Discriminatie te Moengo
Discriminatie te Moengo
Los van het personeelsbeleid bij de SBxM te Moengo deed zich in 1950 de vraag voor of de creolen te Moengo van landswege werden achtergesteld. De vraag betrof de woningvoorziening te Wonoredjo.
Wonoredjo behoorde tot de dorpsgemeenschappen die in de tijd van gouverneur Kielstra in Suriname waren ontstaan in zijn poging om ‘van de West de Oost te maken”. Het dateert uit de tijd dat er in Amsterdam nog een Landbouwmaatschappij en Suikerfabriek met de naam Wonoredjo gevestigd was met plantages in ‘de Oost’.
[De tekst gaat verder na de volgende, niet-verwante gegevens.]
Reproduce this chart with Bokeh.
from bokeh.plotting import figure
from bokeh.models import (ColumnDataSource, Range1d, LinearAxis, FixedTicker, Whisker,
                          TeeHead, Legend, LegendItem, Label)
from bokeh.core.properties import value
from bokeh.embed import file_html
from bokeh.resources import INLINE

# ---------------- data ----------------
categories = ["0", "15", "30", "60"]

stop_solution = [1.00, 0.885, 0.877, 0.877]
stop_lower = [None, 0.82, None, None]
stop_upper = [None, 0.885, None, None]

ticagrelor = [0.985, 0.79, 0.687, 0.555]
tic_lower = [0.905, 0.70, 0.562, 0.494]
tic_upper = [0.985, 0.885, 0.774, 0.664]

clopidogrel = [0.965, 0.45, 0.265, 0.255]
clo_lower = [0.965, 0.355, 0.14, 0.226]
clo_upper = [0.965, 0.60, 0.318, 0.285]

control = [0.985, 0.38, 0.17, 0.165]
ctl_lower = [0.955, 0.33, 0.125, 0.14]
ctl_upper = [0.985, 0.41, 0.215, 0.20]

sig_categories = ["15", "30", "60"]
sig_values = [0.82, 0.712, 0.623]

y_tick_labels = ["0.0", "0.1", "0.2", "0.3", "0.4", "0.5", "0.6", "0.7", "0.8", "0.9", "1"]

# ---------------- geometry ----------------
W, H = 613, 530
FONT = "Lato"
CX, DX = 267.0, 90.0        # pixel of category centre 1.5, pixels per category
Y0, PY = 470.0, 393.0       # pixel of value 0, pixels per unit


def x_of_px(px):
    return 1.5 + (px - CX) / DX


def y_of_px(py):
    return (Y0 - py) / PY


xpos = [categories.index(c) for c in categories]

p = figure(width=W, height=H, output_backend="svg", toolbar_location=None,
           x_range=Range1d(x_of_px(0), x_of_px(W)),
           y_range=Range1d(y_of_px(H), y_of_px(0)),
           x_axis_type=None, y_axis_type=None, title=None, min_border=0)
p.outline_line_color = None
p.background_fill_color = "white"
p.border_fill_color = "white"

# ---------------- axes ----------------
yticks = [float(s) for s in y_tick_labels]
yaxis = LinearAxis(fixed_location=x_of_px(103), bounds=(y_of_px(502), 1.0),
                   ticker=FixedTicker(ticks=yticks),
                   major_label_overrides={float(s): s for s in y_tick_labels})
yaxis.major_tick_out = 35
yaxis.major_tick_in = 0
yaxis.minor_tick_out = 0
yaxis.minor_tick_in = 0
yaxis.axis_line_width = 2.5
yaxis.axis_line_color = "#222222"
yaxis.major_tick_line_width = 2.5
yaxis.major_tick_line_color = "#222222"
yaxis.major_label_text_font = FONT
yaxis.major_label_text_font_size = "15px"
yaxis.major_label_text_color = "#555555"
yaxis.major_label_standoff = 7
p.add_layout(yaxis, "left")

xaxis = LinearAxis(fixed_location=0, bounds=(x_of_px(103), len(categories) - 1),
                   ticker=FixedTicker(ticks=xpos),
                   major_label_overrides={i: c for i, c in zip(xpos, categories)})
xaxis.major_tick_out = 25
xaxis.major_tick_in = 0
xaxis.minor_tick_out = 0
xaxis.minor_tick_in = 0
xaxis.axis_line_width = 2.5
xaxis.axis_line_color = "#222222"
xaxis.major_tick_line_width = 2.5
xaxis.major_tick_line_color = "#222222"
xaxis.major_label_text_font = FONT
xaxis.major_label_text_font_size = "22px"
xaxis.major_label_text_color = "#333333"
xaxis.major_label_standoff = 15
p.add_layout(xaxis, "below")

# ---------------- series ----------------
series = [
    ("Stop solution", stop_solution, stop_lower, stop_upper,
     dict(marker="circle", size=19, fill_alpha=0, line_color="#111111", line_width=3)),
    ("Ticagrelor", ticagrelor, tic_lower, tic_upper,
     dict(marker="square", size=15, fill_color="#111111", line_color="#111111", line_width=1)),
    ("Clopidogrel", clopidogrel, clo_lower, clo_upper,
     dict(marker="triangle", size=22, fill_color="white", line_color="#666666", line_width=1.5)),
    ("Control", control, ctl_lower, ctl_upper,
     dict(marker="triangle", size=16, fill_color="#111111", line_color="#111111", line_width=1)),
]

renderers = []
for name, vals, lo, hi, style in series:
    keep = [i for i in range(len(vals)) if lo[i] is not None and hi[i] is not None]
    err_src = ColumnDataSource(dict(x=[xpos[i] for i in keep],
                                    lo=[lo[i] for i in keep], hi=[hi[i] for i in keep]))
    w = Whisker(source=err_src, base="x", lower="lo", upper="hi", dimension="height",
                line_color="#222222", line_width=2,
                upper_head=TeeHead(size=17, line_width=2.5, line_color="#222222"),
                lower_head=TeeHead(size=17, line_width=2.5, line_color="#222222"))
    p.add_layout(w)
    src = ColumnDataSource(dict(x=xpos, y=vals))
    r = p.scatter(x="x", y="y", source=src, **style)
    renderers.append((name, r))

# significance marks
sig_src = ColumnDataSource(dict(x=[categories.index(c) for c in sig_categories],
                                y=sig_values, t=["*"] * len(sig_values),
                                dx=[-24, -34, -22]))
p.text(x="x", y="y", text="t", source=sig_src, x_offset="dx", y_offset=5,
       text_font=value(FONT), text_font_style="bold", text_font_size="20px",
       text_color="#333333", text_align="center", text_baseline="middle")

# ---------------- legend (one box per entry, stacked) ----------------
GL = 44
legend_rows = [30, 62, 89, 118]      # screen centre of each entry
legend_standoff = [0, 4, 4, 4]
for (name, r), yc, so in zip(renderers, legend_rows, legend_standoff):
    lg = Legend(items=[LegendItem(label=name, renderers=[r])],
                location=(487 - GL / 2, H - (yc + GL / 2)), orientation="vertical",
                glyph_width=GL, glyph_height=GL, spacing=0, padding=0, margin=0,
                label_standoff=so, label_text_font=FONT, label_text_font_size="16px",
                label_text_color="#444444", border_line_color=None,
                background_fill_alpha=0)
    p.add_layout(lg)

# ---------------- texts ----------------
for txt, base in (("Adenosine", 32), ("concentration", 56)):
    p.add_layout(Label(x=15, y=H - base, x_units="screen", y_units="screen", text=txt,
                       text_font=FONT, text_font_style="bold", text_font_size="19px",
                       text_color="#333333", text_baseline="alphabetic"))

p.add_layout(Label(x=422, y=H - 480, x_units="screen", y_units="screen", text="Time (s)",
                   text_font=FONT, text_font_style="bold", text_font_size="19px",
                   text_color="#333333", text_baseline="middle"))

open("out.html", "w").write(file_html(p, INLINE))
De door Kielstra in Suriname aangevoerde Javanen die op Moengo kwamen te werken werden in die tijd in de gelegenheid gesteld om ter plekke een woning te betrekken en konden daarbij beschikken over een stuk land om landbouw of veeteelt te bedrijven.
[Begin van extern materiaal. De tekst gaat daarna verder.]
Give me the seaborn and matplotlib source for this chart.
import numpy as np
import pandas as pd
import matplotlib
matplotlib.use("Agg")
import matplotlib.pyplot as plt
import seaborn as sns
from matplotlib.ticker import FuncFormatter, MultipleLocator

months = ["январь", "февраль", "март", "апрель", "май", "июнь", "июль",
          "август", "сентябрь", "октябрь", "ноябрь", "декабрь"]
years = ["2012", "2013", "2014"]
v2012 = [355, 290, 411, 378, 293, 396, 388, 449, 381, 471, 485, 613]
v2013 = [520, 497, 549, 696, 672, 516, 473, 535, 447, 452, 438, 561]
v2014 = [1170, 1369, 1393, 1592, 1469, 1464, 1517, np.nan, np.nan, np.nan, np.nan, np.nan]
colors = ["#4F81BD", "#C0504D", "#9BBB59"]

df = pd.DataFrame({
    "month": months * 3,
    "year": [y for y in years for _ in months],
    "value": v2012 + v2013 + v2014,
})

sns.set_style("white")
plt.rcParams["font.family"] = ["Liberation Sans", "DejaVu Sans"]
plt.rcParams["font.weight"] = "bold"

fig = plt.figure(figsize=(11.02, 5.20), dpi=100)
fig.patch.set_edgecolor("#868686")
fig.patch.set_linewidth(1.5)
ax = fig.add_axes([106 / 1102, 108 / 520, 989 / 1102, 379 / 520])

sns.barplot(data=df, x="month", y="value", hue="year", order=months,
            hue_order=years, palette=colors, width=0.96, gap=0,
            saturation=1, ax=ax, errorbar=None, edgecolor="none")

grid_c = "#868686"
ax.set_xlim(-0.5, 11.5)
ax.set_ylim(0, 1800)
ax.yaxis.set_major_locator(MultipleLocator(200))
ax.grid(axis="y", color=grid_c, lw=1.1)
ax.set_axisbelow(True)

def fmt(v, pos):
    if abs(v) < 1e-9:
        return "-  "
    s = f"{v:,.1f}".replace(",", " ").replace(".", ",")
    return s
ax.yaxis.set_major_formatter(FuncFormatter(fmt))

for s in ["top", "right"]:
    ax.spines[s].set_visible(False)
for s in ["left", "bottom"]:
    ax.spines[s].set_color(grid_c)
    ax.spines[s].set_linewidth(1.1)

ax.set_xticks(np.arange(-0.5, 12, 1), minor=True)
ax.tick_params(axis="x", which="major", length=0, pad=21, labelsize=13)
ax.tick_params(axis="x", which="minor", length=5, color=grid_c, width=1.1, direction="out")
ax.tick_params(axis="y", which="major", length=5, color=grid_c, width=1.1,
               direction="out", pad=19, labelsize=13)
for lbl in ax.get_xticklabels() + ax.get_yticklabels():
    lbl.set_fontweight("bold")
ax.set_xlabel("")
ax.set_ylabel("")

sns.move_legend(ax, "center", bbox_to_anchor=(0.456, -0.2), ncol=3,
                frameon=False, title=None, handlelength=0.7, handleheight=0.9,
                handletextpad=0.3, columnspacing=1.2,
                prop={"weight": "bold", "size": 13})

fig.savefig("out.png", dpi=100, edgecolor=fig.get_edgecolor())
Voor de creoolse gemeenschap betekende dit in de praktijk een achterstelling omdat voor hen een dergelijke faciliteit ontbrak. Voor de SBxM die in die tijd alle bauxietarbeiders tevreden wilde stellen was het ontbreken van een dergelijke faciliteit een gemis, en de roep om de woningen vrij te geven werd dan ook van die zijde ondersteund.
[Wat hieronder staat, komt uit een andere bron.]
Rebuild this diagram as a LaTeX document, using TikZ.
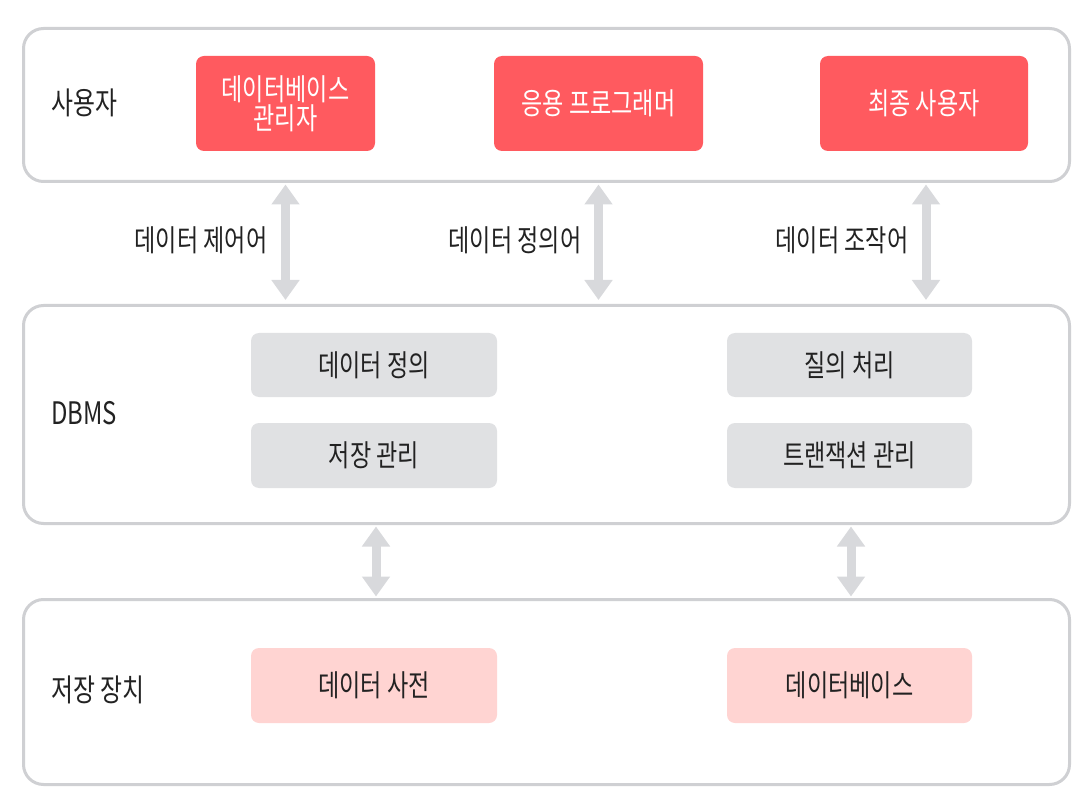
\documentclass[tikz,border=0pt]{standalone}
\usepackage{fontspec}
\setmainfont{Noto Sans CJK KR}[FakeStretch=0.77]
\usetikzlibrary{arrows.meta}
\definecolor{frame}{HTML}{CFD0D3}
\definecolor{redbox}{HTML}{FF5A5F}
\definecolor{graybox}{HTML}{E0E1E3}
\definecolor{pinkbox}{HTML}{FFD4D2}
\definecolor{arrowc}{HTML}{D8D9DC}
\definecolor{txt}{HTML}{222222}
\tikzset{
  outer/.style={draw=frame, line width=3pt, rounded corners=20pt, fill=white},
  inbox/.style={rounded corners=8pt, inner sep=0pt, align=center, font=\fontsize{30}{32}\selectfont},
  userbox/.style={inbox, fill=redbox, text=white},
  dbmsbox/.style={inbox, fill=graybox, text=txt},
  storebox/.style={inbox, fill=pinkbox, text=txt},
  lbl/.style={text=txt, font=\fontsize{31}{33}\selectfont, anchor=west, inner sep=0pt},
  albl/.style={text=txt, font=\fontsize{30}{32}\selectfont, inner sep=0pt},
  darrow/.style={draw=arrowc, line width=9pt, {Triangle[width=27pt,length=20pt]}-{Triangle[width=27pt,length=20pt]}}
}
\begin{document}
\begin{tikzpicture}[x=1pt,y=-1pt]
\useasboundingbox (0,0) rectangle (1087,802);
% outer boxes
\node[outer, minimum width=1046pt, minimum height=153pt, anchor=north west] (top) at (22,27) {};
\node[outer, minimum width=1046pt, minimum height=218pt, anchor=north west] (mid) at (22,304) {};
\node[outer, minimum width=1046pt, minimum height=185pt, anchor=north west] (bot) at (22,598) {};
% section labels
\node[lbl] (l1) at (51,103) {사용자};
\node[lbl] (l2) at (51,413) {DBMS};
\node[lbl] (l3) at (51,690) {저장 장치};
% user boxes
\node[userbox, minimum width=179pt, minimum height=95pt] (dba) at (285.5,103.5) {데이터베이스\\[-3pt]관리자};
\node[userbox, minimum width=209pt, minimum height=95pt] (app) at (598.5,103.5) {응용 프로그래머};
\node[userbox, minimum width=208pt, minimum height=95pt] (end) at (924,103.5) {최종 사용자};
% dbms boxes
\node[dbmsbox, minimum width=246pt, minimum height=64pt] (ddef) at (374,365) {데이터 정의};
\node[dbmsbox, minimum width=246pt, minimum height=65pt] (smgr) at (374,455.5) {저장 관리};
\node[dbmsbox, minimum width=245pt, minimum height=64pt] (qry) at (849.5,365) {질의 처리};
\node[dbmsbox, minimum width=245pt, minimum height=65pt] (tx) at (849.5,455.5) {트랜잭션 관리};
% storage boxes
\node[storebox, minimum width=246pt, minimum height=75pt] (dict) at (374,685.5) {데이터 사전};
\node[storebox, minimum width=245pt, minimum height=75pt] (db) at (849.5,685.5) {데이터베이스};
% arrows
\draw[darrow] ([yshift=-1.5pt]dba |- top.south) -- ([yshift=4pt]dba |- mid.north);
\draw[darrow] ([yshift=-1.5pt]app |- top.south) -- ([yshift=4pt]app |- mid.north);
\draw[darrow] ([xshift=2pt,yshift=-1.5pt]end |- top.south) -- ([xshift=2pt,yshift=4pt]end |- mid.north);
\draw[darrow] ([xshift=2pt,yshift=-1.5pt]smgr |- mid.south) -- ([xshift=2pt,yshift=1.5pt]smgr |- bot.north);
\draw[darrow] ([xshift=1.5pt,yshift=-1.5pt]tx |- mid.south) -- ([xshift=1.5pt,yshift=1.5pt]tx |- bot.north);
% arrow labels
\node[albl] (c1) at (201,240) {데이터 제어어};
\node[albl] (c2) at (515,240) {데이터 정의어};
\node[albl] (c3) at (842,240) {데이터 조작어};
\end{tikzpicture}
\end{document}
In de periode waarin dit speelde was er sprake de mogelijke komst van een groot aantal Indo-Europeanen naar Suriname. De onafhankelijkheid van Indonesië betekende dat er gesproken werd van de mogelijke komst van totaal 250.000 personen naar Suriname. Uiteindelijk bleef hun aantal beperkt.
In 1951 deed Fred J.A. Murray, destijds statenlid van het district Marowijne, de oproep de dorpsgemeenschap Wonoredjo op te heffen, omdat deze dienst deed als ‘reservaat van Javaanse arbeiders van de bauxietmaatschappij’. Wonoredjo zou tot vestigingsplaats moeten worden gemaakt, opdat er ruim dertig creoolse medewerkers van Moengo konden worden gehuisvest.